> **Exercise details**: Go over the listing below line by line and tally those containing "script". Give only the tally.

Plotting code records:

-- Start --

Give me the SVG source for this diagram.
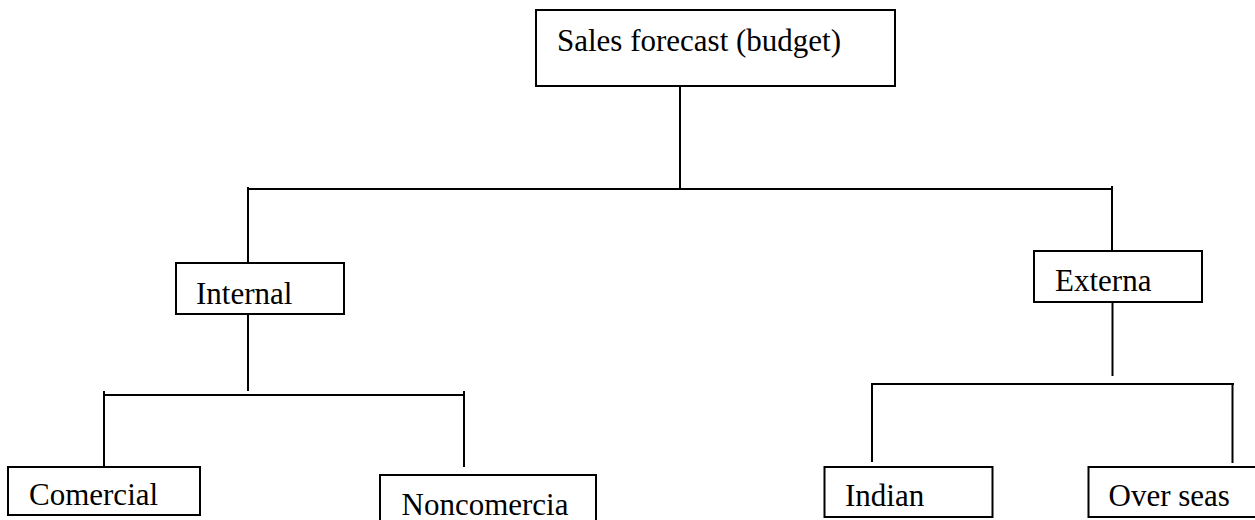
<svg xmlns="http://www.w3.org/2000/svg" width="1255" height="520" viewBox="0 0 1255 520">
<style>
.box{fill:#fff;stroke:#000;stroke-width:2}
.lbl{font-family:"Liberation Serif","Times New Roman",serif;font-size:31px;fill:#000}
.con line{stroke:#000;stroke-width:2}
</style>
<rect width="1255" height="520" fill="#fff"/>
<g class="con" id="connectors">
<line x1="680" y1="86" x2="680" y2="189"/>
<line x1="247" y1="189" x2="1113" y2="189"/>
<line x1="248" y1="187" x2="248" y2="263"/>
<line x1="1112" y1="186" x2="1112" y2="251"/>
<line x1="248" y1="314" x2="248" y2="391"/>
<line x1="103" y1="395" x2="465" y2="395"/>
<line x1="104" y1="391" x2="104" y2="467"/>
<line x1="464" y1="391" x2="464" y2="467"/>
<line x1="1112.5" y1="300" x2="1112.5" y2="376"/>
<line x1="871" y1="384" x2="1234" y2="384"/>
<line x1="872" y1="384" x2="872" y2="462"/>
<line x1="1232.5" y1="384" x2="1232.5" y2="463"/>
</g>
<g id="node-sales">
<rect class="box" x="536" y="10" width="359" height="76"/>
<text class="lbl" x="557" y="51">Sales forecast (budget)</text>
</g>
<g id="node-internal">
<rect class="box" x="176" y="263" width="168" height="51"/>
<text class="lbl" x="196" y="304">Internal</text>
</g>
<g id="node-externa">
<rect class="box" x="1034" y="251" width="168" height="51"/>
<text class="lbl" x="1055" y="291">Externa</text>
</g>
<g id="node-comercial">
<rect class="box" x="8" y="467" width="192" height="48"/>
<text class="lbl" x="29" y="505">Comercial</text>
</g>
<g id="node-noncomercia">
<rect class="box" x="380" y="475" width="216" height="60"/>
<text class="lbl" x="401.5" y="515">Noncomercia</text>
</g>
<g id="node-indian">
<rect class="box" x="824.5" y="467" width="168" height="50"/>
<text class="lbl" x="845" y="506">Indian</text>
</g>
<g id="node-overseas">
<rect class="box" x="1088.5" y="467" width="180" height="50"/>
<text class="lbl" x="1108.5" y="506">Over seas</text>
</g>
</svg>
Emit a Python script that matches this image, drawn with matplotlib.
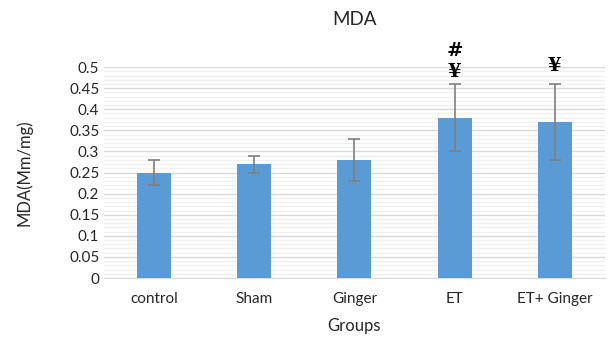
import numpy as np
import matplotlib.pyplot as plt

# data
groups = ["control", "Sham", "Ginger", "ET", "ET+ Ginger"]
mda = [0.25, 0.27, 0.28, 0.38, 0.37]
err = [0.03, 0.02, 0.05, 0.08, 0.09]
marks = ["", "", "", "#\n¥", "¥"]

plt.rcParams["font.family"] = ["Lato", "DejaVu Sans"]

fig = plt.figure(figsize=(6.09, 3.37), dpi=100)
ax = fig.add_axes([0.171, 0.175, 0.822, 0.626])

x = np.arange(len(groups))
ax.bar(x, mda, width=0.34, color="#5b9bd5", zorder=3)
ax.errorbar(x, mda, yerr=err, fmt="none", ecolor="#7f7f7f", elinewidth=1.2,
            capsize=4, capthick=1.2, zorder=4)

# significance marks above the error bars
for xi, v, e, m in zip(x, mda, err, marks):
    if m:
        off = 0.008 if "#" in m else 0.022
        ax.text(xi, v + e + off, m, ha="center", va="bottom", fontsize=14,
                fontweight="bold", family="DejaVu Serif", linespacing=1.15)

ax.set_xlim(-0.5, len(groups) - 0.5)
ax.set_ylim(0, 0.5)
ax.set_yticks(np.arange(0, 0.51, 0.05))
ax.set_yticklabels(["0", "0.05", "0.1", "0.15", "0.2", "0.25", "0.3", "0.35",
                    "0.4", "0.45", "0.5"])
ax.set_yticks(np.arange(0, 0.501, 0.01), minor=True)
ax.set_xticks(x)
ax.set_xticklabels(groups)

ax.grid(axis="y", which="major", color="#d9d9d9", linewidth=1, zorder=0)
ax.grid(axis="y", which="minor", color="#f0f0f0", linewidth=1, zorder=0)
for s in ["top", "right", "left"]:
    ax.spines[s].set_visible(False)
ax.spines["bottom"].set_color("#d9d9d9")
ax.tick_params(axis="both", which="both", length=0, labelsize=11, colors="#262626")
ax.tick_params(axis="x", pad=10)

ax.set_title("MDA", fontsize=13.5, color="#262626", pad=30)
ax.set_ylabel("MDA(Mm/mg)", fontsize=12, color="#262626", labelpad=26)
ax.set_xlabel("Groups", fontsize=12, color="#262626", labelpad=9)

fig.savefig("out.png", dpi=100)
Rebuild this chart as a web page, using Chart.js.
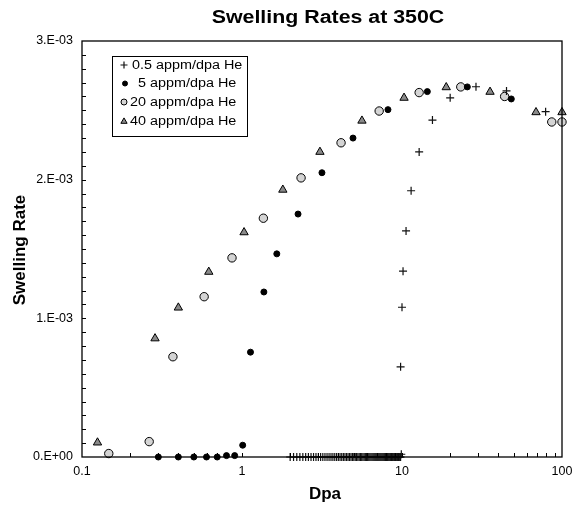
<!DOCTYPE html>
<html>
<head>
<meta charset="utf-8">
<script src="https://cdn.jsdelivr.net/npm/chart.js@4.4.1/dist/chart.umd.min.js"></script>
<style>
  html, body { margin: 0; padding: 0; background: #fff; }
  #chart { display: block; }
</style>
</head>
<body>
<canvas id="chart" width="581" height="508"></canvas>
<script>
// 0.5 appm/dpa He - rising part
const plusX = [9.8, 10.0, 10.15, 10.6, 11.4, 12.8, 15.5, 20, 29, 45, 79];
const plusY = [0.65e-3, 1.08e-3, 1.34e-3, 1.63e-3, 1.92e-3, 2.20e-3, 2.43e-3, 2.59e-3, 2.67e-3, 2.64e-3, 2.49e-3];
// 0.5 appm/dpa He - points sitting on the axis (swelling rate 0)
const plusLowX = [2.0, 2.1, 2.2, 2.3, 2.4, 2.5, 2.6, 2.7, 2.8, 2.9,
  3.0, 3.1, 3.2, 3.3, 3.4, 3.5, 3.6, 3.7, 3.8, 3.9,
  4.0, 4.1, 4.2, 4.3, 4.4, 4.5, 4.6, 4.7, 4.8, 4.9,
  5.0, 5.1, 5.2, 5.3, 5.4, 5.5, 5.6, 5.7, 5.8, 5.9,
  6.0, 6.1, 6.2, 6.3, 6.4, 6.5, 6.6, 6.7, 6.8, 6.9,
  7.0, 7.1, 7.2, 7.3, 7.4, 7.5, 7.6, 7.7, 7.8, 7.9,
  8.0, 8.1, 8.2, 8.3, 8.4, 8.5, 8.6, 8.7, 8.8, 8.9,
  9.0, 9.1, 9.2, 9.3, 9.4, 9.5, 9.6, 9.7, 9.8, 9.9, 10.0];
const plusLowY = [0, 0, 0, 0, 0, 0, 0, 0, 0, 0,
  0, 0, 0, 0, 0, 0, 0, 0, 0, 0,
  0, 0, 0, 0, 0, 0, 0, 0, 0, 0,
  0, 0, 0, 0, 0, 0, 0, 0, 0, 0,
  0, 0, 0, 0, 0, 0, 0, 0, 0, 0,
  0, 0, 0, 0, 0, 0, 0, 0, 0, 0,
  0, 0, 0, 0, 0, 0, 0, 0, 0, 0,
  0, 0, 0, 0, 0, 0, 0, 0, 0, 0.02e-3];

// 5 appm/dpa He
const dotX = [0.3, 0.4, 0.5, 0.6, 0.7, 0.8, 0.9, 1.01, 1.13, 1.37, 1.65, 2.24, 3.16, 4.94, 8.17, 14.4, 25.6, 48.2];
const dotY = [0, 0, 0, 0, 0, 0.01e-3, 0.01e-3, 0.085e-3, 0.756e-3, 1.19e-3, 1.465e-3, 1.752e-3, 2.05e-3, 2.30e-3, 2.505e-3, 2.635e-3, 2.669e-3, 2.582e-3];

// 20 appm/dpa He
const circX = [0.147, 0.263, 0.37, 0.58, 0.866, 1.36, 2.34, 4.16, 7.2, 12.8, 23.3, 43.8, 86.3, 100];
const circY = [0.025e-3, 0.111e-3, 0.723e-3, 1.156e-3, 1.436e-3, 1.722e-3, 2.013e-3, 2.266e-3, 2.495e-3, 2.628e-3, 2.669e-3, 2.60e-3, 2.416e-3, 2.416e-3];

// 40 appm/dpa He
const triX = [0.125, 0.286, 0.4, 0.62, 1.03, 1.8, 3.07, 5.62, 10.3, 18.9, 35.5, 68.8, 100];
const triY = [0.104e-3, 0.855e-3, 1.077e-3, 1.335e-3, 1.62e-3, 1.927e-3, 2.20e-3, 2.425e-3, 2.59e-3, 2.666e-3, 2.633e-3, 2.486e-3, 2.486e-3];

const seriesNames = ['0.5 appm/dpa He', '5 appm/dpa He', '20 appm/dpa He', '40 appm/dpa He'];
const xTickValues = [0.1, 1, 10, 100];
const yTickLabels = ['0.E+00', '1.E-03', '2.E-03', '3.E-03'];

const FONT = '"Liberation Sans", Arial, Helvetica, sans-serif';

function pts(xs, ys) {
  return xs.map((x, i) => ({ x: x, y: ys[i] }));
}

const styles = [
  { pointStyle: 'cross', radius: 4, backgroundColor: '#000', borderColor: '#111', borderWidth: 1.2 },
  { pointStyle: 'circle', radius: 3, backgroundColor: '#000', borderColor: '#000', borderWidth: 1 },
  { pointStyle: 'circle', radius: 4.2, backgroundColor: '#d4d4d4', borderColor: '#000', borderWidth: 1 },
  { pointStyle: 'triangle', radius: 4.8, backgroundColor: '#8a8a8a', borderColor: '#000', borderWidth: 1 }
];

function ds(label, data, st) {
  return {
    label: label,
    data: data,
    showLine: false,
    pointStyle: st.pointStyle,
    pointRadius: st.radius,
    pointHoverRadius: st.radius,
    pointBackgroundColor: st.backgroundColor,
    pointBorderColor: st.borderColor,
    pointBorderWidth: st.borderWidth,
    clip: false
  };
}

// frame, inward ticks, titles and legend
const decorations = {
  id: 'decorations',
  afterDatasetsDraw(chart) {
    const ctx = chart.ctx;
    const a = chart.chartArea;
    const xs = chart.scales.x;
    const ys = chart.scales.y;
    ctx.save();
    ctx.strokeStyle = '#000';
    ctx.lineWidth = 1.3;
    ctx.strokeRect(a.left, a.top, a.right - a.left, a.bottom - a.top);

    ctx.lineWidth = 1;
    ctx.beginPath();
    for (let i = 1; i < 30; i++) {
      const py = Math.round(ys.getPixelForValue(i * 1e-4)) + 0.5;
      ctx.moveTo(a.left, py);
      ctx.lineTo(a.left + 4, py);
    }
    [0.1, 1, 10].forEach(d => {
      for (let k = 1; k <= 9; k++) {
        if (d === 0.1 && k === 1) continue;
        const px = Math.round(xs.getPixelForValue(d * k)) + 0.5;
        ctx.moveTo(px, a.bottom);
        ctx.lineTo(px, a.bottom - 4);
      }
    });
    ctx.stroke();

    // chart title
    ctx.fillStyle = '#000';
    ctx.textBaseline = 'alphabetic';
    ctx.textAlign = 'center';
    ctx.save();
    ctx.translate(328, 23);
    ctx.scale(1.22, 1);
    ctx.font = 'bold 17.5px ' + FONT;
    ctx.fillText('Swelling Rates at 350C', 0, 0);
    ctx.restore();

    // axis titles
    ctx.font = 'bold 17px ' + FONT;
    ctx.fillText('Dpa', 325, 499);
    ctx.save();
    ctx.translate(25, 250);
    ctx.rotate(-Math.PI / 2);
    ctx.fillText('Swelling Rate', 0, 0);
    ctx.restore();

    // legend box
    ctx.fillStyle = '#fff';
    ctx.fillRect(112, 56, 136, 81);
    ctx.strokeStyle = '#000';
    ctx.lineWidth = 1;
    ctx.strokeRect(112.5, 56.5, 135, 80);
    const rowY = [65, 83.5, 102, 121.5];
    const markX = [124, 125, 124, 124];
    const textX = [132, 138, 130, 130];
    const legR = [3.5, 2.5, 3, 3.6];
    ctx.textAlign = 'left';
    ctx.textBaseline = 'middle';
    seriesNames.forEach((name, i) => {
      const st = styles[i];
      ctx.fillStyle = st.backgroundColor;
      ctx.strokeStyle = st.borderColor;
      ctx.lineWidth = st.borderWidth;
      Chart.helpers.drawPoint(ctx, { pointStyle: st.pointStyle, radius: legR[i], borderWidth: st.borderWidth }, markX[i], rowY[i]);
      ctx.fillStyle = '#000';
      ctx.save();
      ctx.translate(textX[i], rowY[i] + 0.5);
      ctx.scale(1.15, 1);
      ctx.font = '12.5px ' + FONT;
      ctx.fillText(name, 0, 0);
      ctx.restore();
    });
    ctx.restore();
  }
};

new Chart(document.getElementById('chart'), {
  type: 'scatter',
  data: {
    datasets: [
      ds(seriesNames[0], pts(plusX, plusY).concat(pts(plusLowX, plusLowY)), styles[0]),
      ds(seriesNames[1], pts(dotX, dotY), styles[1]),
      ds(seriesNames[2], pts(circX, circY), styles[2]),
      ds(seriesNames[3], pts(triX, triY), styles[3])
    ]
  },
  options: {
    responsive: false,
    animation: false,
    devicePixelRatio: 1,
    layout: { padding: { top: 41, right: 19, left: 0, bottom: 0 } },
    plugins: {
      legend: { display: false },
      title: { display: false },
      tooltip: { enabled: false }
    },
    scales: {
      x: {
        type: 'logarithmic',
        min: 0.1,
        max: 100,
        afterBuildTicks: s => { s.ticks = xTickValues.map(v => ({ value: v })); },
        afterFit: s => { s.height = 51; },
        grid: { display: false, drawTicks: false },
        border: { display: false },
        ticks: {
          color: '#000',
          padding: 7,
          maxRotation: 0,
          autoSkip: false,
          font: { family: FONT, size: 12.5 },
          callback: v => String(v)
        }
      },
      y: {
        type: 'linear',
        min: 0,
        max: 3e-3,
        afterBuildTicks: s => { s.ticks = [0, 1e-3, 2e-3, 3e-3].map(v => ({ value: v })); },
        afterFit: s => { s.width = 82; },
        grid: { display: false, drawTicks: false },
        border: { display: false },
        ticks: {
          color: '#000',
          padding: 9,
          font: { family: FONT, size: 12.5 },
          callback: (v, i) => yTickLabels[i]
        }
      }
    }
  },
  plugins: [decorations]
});
</script>
</body>
</html>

-- End --

> **Task solution**: 4